I have an older Calculus book that I'm using to prepare for Calculus II. I'm just trying to brush up on some things. I find I often get thrown off by word problems.
"An object increases in height x above the surface of the earth, its weight w decreases because the pull of gravity on the object decreases. Suppose that a rocket weighs 80/(x + 4000)^2 million pounds at an altitude of x miles and is rising at the constant rate of 100 mi/min. Find the rate of change of weight with respect to time at any instant."
I'm given the answer dw/dt = -16,000/(x + 4000)^3, but I'm not sure how to arrive at this answer.

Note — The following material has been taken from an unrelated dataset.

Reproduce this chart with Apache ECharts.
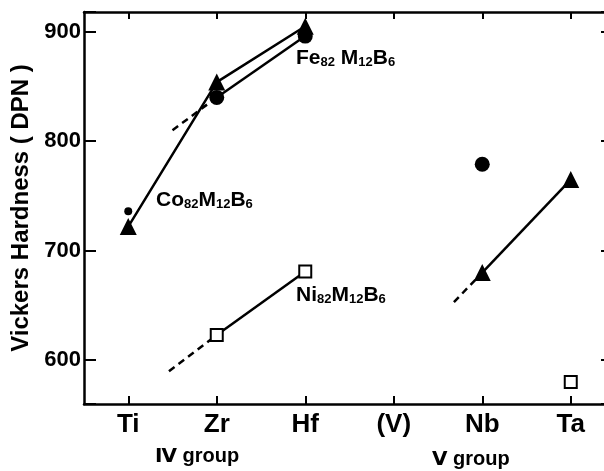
<!DOCTYPE html>
<html>
<head>
<meta charset="utf-8">
<script src="https://cdn.jsdelivr.net/npm/echarts@6/dist/echarts.min.js"></script>
<style>html,body{margin:0;padding:0;background:#fff}#c{width:604px;height:471px}</style>
</head>
<body>
<div id="c"></div>
<script>
// ---- data ----
const categories = ['Ti', 'Zr', 'Hf', '(V)', 'Nb', 'Ta'];
const yTicks = [600, 700, 800, 900];
// Co82M12B6 (triangles)
const coGroupIV = [722, 854, 905];      // Ti, Zr, Hf
const coGroupV = [680, 765];            // Nb, Ta
const coDashStart = [3.68, 653];        // extrapolation end, left of Nb
// Fe82M12B6 (filled circles)
const feGroupIV = [840, 896];           // Zr, Hf
const feTi = 736;                       // small dot at Ti
const feNb = 779;                       // Nb
const feDashStart = [0.5, 810];         // extrapolation end, left of Zr
// Ni82M12B6 (open squares)
const niGroupIV = [623, 681];           // Zr, Hf
const niTa = 580;                       // Ta
const niDashStart = [0.46, 590];        // extrapolation end, left of Zr

const idx = c => categories.indexOf(c);
const pts = (cats, vals) => cats.map((c, i) => [idx(c), vals[i]]);

const FONT = 'Liberation Sans';
const black = '#000';
const lineW = 2.5;

const chart = echarts.init(document.getElementById('c'), null, {renderer: 'canvas'});

function sub(base, s1, base2, s2, base3, s3) {
  return `{b|${base}}{s|${s1}}{b|${base2}}{s|${s2}}{b|${base3}}{s|${s3}}`;
}
const rich = {
  b: {fontFamily: FONT, fontWeight: 'bold', fontSize: 21, color: black, verticalAlign: 'bottom', lineHeight: 22},
  s: {fontFamily: FONT, fontWeight: 'bold', fontSize: 13, color: black, verticalAlign: 'bottom', lineHeight: 18}
};

const lineBase = {
  type: 'line', xAxisIndex: 1, yAxisIndex: 0,
  lineStyle: {color: black, width: lineW},
  itemStyle: {color: black, opacity: 1},
  animation: false, silent: true, z: 3
};

chart.setOption({
  animation: false,
  backgroundColor: '#fff',
  grid: {left: 84, top: 12, width: 531, height: 392, containLabel: false, outerBoundsMode: 'none'},
  xAxis: [
    {
      type: 'category', data: categories, position: 'bottom', boundaryGap: true,
      axisLine: {show: true, onZero: false, lineStyle: {color: black, width: lineW}},
      axisTick: {show: true, inside: true, alignWithLabel: true, length: 8, lineStyle: {color: black, width: 2}},
      axisLabel: {color: black, fontFamily: FONT, fontWeight: 'bold', fontSize: 26, margin: 8},
      splitLine: {show: false}
    },
    {
      type: 'value', min: -0.5, max: 5.5, show: false
    },
    {
      type: 'category', data: categories, position: 'top', boundaryGap: true,
      axisLine: {show: true, onZero: false, lineStyle: {color: black, width: lineW}},
      axisTick: {show: true, inside: true, alignWithLabel: true, length: 7, lineStyle: {color: black, width: 2}},
      axisLabel: {show: false},
      splitLine: {show: false}
    }
  ],
  yAxis: [
    {
      type: 'value', min: 560, max: 918, splitNumber: 4, position: 'left',
      name: 'Vickers Hardness ( DPN )', nameLocation: 'middle', nameGap: 48, nameRotate: 90,
      nameTextStyle: {color: black, fontFamily: FONT, fontWeight: 'bold', fontSize: 24},
      axisLine: {show: true, onZero: false, lineStyle: {color: black, width: lineW}},
      axisTick: {show: true, inside: true, length: 12, lineStyle: {color: black, width: 2}},
      axisLabel: {color: black, fontFamily: FONT, fontWeight: 'bold', fontSize: 22, margin: 3,
        formatter: v => (yTicks.indexOf(v) >= 0 ? String(v) : '')},
      splitLine: {show: false}
    },
    {
      type: 'value', min: 560, max: 918, splitNumber: 4, position: 'right',
      axisLine: {show: true, onZero: false, lineStyle: {color: black, width: lineW}},
      axisTick: {show: true, inside: true, length: 14, lineStyle: {color: black, width: 2}},
      axisLabel: {show: false},
      splitLine: {show: false}
    }
  ],
  series: [
    // Co triangles, group IV
    Object.assign({}, lineBase, {name: 'Co IV', data: pts(['Ti', 'Zr', 'Hf'], coGroupIV),
      symbol: 'triangle', symbolSize: 17, showAllSymbol: true}),
    // Co triangles, group V
    Object.assign({}, lineBase, {name: 'Co V', data: pts(['Nb', 'Ta'], coGroupV),
      symbol: 'triangle', symbolSize: 17}),
    Object.assign({}, lineBase, {name: 'Co dash', data: [coDashStart, [idx('Nb'), coGroupV[0]]],
      symbol: 'none', lineStyle: {color: black, width: lineW, type: [7, 5]}, z: 2}),
    // Fe circles
    Object.assign({}, lineBase, {name: 'Fe IV', data: pts(['Zr', 'Hf'], feGroupIV),
      symbol: 'circle', symbolSize: 15}),
    Object.assign({}, lineBase, {name: 'Fe dash', data: [feDashStart, [idx('Zr'), feGroupIV[0]]],
      symbol: 'none', lineStyle: {color: black, width: lineW, type: [7, 5]}, z: 2}),
    {type: 'scatter', xAxisIndex: 1, name: 'Fe Nb', data: [[idx('Nb'), feNb]], symbol: 'circle', symbolSize: 15,
      itemStyle: {color: black, opacity: 1}, silent: true, animation: false, z: 4},
    {type: 'scatter', xAxisIndex: 1, name: 'Fe Ti', data: [[idx('Ti'), feTi]], symbol: 'circle', symbolSize: 8,
      itemStyle: {color: black, opacity: 1}, silent: true, animation: false, z: 4},
    // Ni squares
    Object.assign({}, lineBase, {name: 'Ni IV', data: pts(['Zr', 'Hf'], niGroupIV),
      symbol: 'rect', symbolSize: 12, itemStyle: {color: '#fff', borderColor: black, borderWidth: 2, opacity: 1}}),
    Object.assign({}, lineBase, {name: 'Ni dash', data: [niDashStart, [idx('Zr'), niGroupIV[0]]],
      symbol: 'none', lineStyle: {color: black, width: lineW, type: [7, 5]}, z: 2}),
    {type: 'scatter', xAxisIndex: 1, name: 'Ni Ta', data: [[idx('Ta'), niTa]], symbol: 'rect', symbolSize: 12,
      itemStyle: {color: '#fff', borderColor: black, borderWidth: 2, opacity: 1}, silent: true, animation: false, z: 4}
  ],
  graphic: [
    {type: 'text', left: 296, top: 48, z: 10, style: {text: sub('Fe', '82', ' M', '12', 'B', '6'), rich: rich}},
    {type: 'text', left: 156, top: 190, z: 10, style: {text: sub('Co', '82', 'M', '12', 'B', '6'), rich: rich}},
    {type: 'text', left: 296, top: 285, z: 10, style: {text: sub('Ni', '82', 'M', '12', 'B', '6'), rich: rich}},
    {type: 'text', left: 155, top: 446, z: 10, style: {text: 'Ⅳ group', fill: black,
      font: 'bold 20px "Liberation Sans", "DejaVu Sans"'}},
    {type: 'text', left: 432, top: 449, z: 10, style: {text: 'Ⅴ group', fill: black,
      font: 'bold 20px "Liberation Sans", "DejaVu Sans"'}}
  ]
});
</script>
</body>
</html>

I suspect this has something to do with the Chain Rule. I know the derivative of (x + 4000)^2 = 2(x + 4000), gravity is s = 16t^2 and that the acceleration of the rocket is a=100. The velocity of the rocket would be v(t)=100t and the distance would be d(t) = 50t^2. Unfortunately I am not able to put everything together to solve this equation.
Best Answer
We have $w = \displaystyle \frac{80}{(x+4000)^2}$, so
$\displaystyle\frac{dw}{dt} = -\frac{160}{(x + 4000)^3}\frac{dx}{dt}$.
We are given that the rocket changes in height at a constant rate of $100$ miles per pinute. So thus $\frac{dx}{dt} = 100$.
Then $\displaystyle\frac{dw}{dt} = -\frac{160}{(x + 4000)^3}\frac{dx}{dt} = -\frac{16,000}{(x + 4000)^3}$, as desired.